Dün sabah uyandığımda, pencereyi açıp gökyüzüne baktığımda “Allahım niye beni mizah ustası yaratmadın” diye söylendim kendi kendime.
Ben oturmuşum da akıl satan, geçmişin deneyimlerinden bahseden yazı döşenmişim.
“Be arkadaşlar abartmayın bu kadar, alt tarafı şimdilerde adına “gök gürültülü sağanak yağış” denilen eskilerin “kırk ikindi yağmurları” diye isimlendirdiği yüz yıllardır bu toprakları sulayan mevsim yağmurlarıdır” demeye getirmişim.
Ne kadar safmışım.
Tam da mizah ustalarının alanına giren bir durum.
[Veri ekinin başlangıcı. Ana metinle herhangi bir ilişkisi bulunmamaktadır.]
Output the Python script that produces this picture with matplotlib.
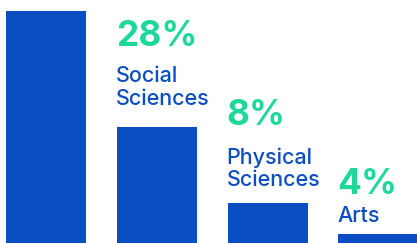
import matplotlib.pyplot as plt

# bar heights (chart units, baseline at the bottom edge of the picture)
categories = ["", "Social\nSciences", "Physical\nSciences", "Arts"]
shares = ["", "28%", "8%", "4%"]
heights = [232, 116, 40, 9]

BLUE = "#0b4ec4"
GREEN = "#1ed89b"

fig = plt.figure(figsize=(4.17, 2.43), dpi=100)
ax = fig.add_axes([0, 0, 1, 1])

width = 0.722
xs = list(range(len(heights)))
ax.bar(xs, heights, width=width, color=BLUE)

ax.set_xlim(-0.415, 3.348)
ax.set_ylim(0, 243)
ax.axis("off")

label_gap = [0, 22, 16.5, 12.5]   # bar top -> last label baseline
share_gap = [0, 36, 39, 28]       # first label baseline -> share baseline
line_h = 22.5

for i in xs:
    if not shares[i]:
        continue
    left = i - width / 2 - 0.01
    y = heights[i] + label_gap[i]
    lines = categories[i].split("\n")
    for line in reversed(lines):
        ax.text(left, y, line, color=BLUE, fontsize=15.5, family="Inter",
                fontweight="medium", ha="left", va="baseline")
        y += line_h
    y -= line_h
    ax.text(left, y + share_gap[i], shares[i], color=GREEN, fontsize=25.5,
            family="Inter", fontweight="bold", ha="left", va="baseline")

fig.savefig("out.png", dpi=100)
“Şiddetli yağışlar olacak, fırtına ortalığı dağıtacak” diye ortalığı ayağa kaldırdılar, işi okulların tatil edilmesine kadar vardırdılar, hey hat ki dün gün boyu güneş taş yaktı.
Taş yakan güneş bazılarını “garagöz” duruma düşürdü.
***
Dün vatandaş gün boyu söylenip durdu.
Her arayan “bunun hesabını kim verecek” diye sordu.
Ne hesabı?
Çocuklar okula gitmedi eğitimden geri kaldı, memurların çoğu çocuklara bakmak için evde kaldı iş kaybı oldu, devlette işler durdu devlet kaybetti….
Vatandaşın dert ettiği şeylere bak.
Kim hesap verecek?
Kimse.
Yarından itibaren seçimleri konuşmaya devam edeceğiz.
Unutulup gidecek.
Zaten okulların kapanmasından memnun kaldılar, zaten devlet uzun süredir hizmet vermiyor.
Bir gün de “resmen” çalışmamış oldu.
Ne oldu yani?
Bir tek Meteoroloji Dairesi Müdürü gurur yapıp istifa edebilir. Yılların bürokratına okul kapattıracak kadar yanlış hava tahmini yakışmadı.
İstifa ederse eder.
Etmezse de “külahı sallar pilavı yer…”
Bu düzen de öyle sürer gider.
Aksini beklemek saflıktan öte bir şeydir.
(*) 10 yıl önce bu köşede yayınlanmış bir yazı. 10 yılda değişen ne oldu? Güneşli bir havada kapatılan okular ve işe gitmeyen memurlar. Peki bu kez sorumlu kim ve kim hesap verecek?
Biz de safça bu düzenin değişmesini mi bekleyeceğiz?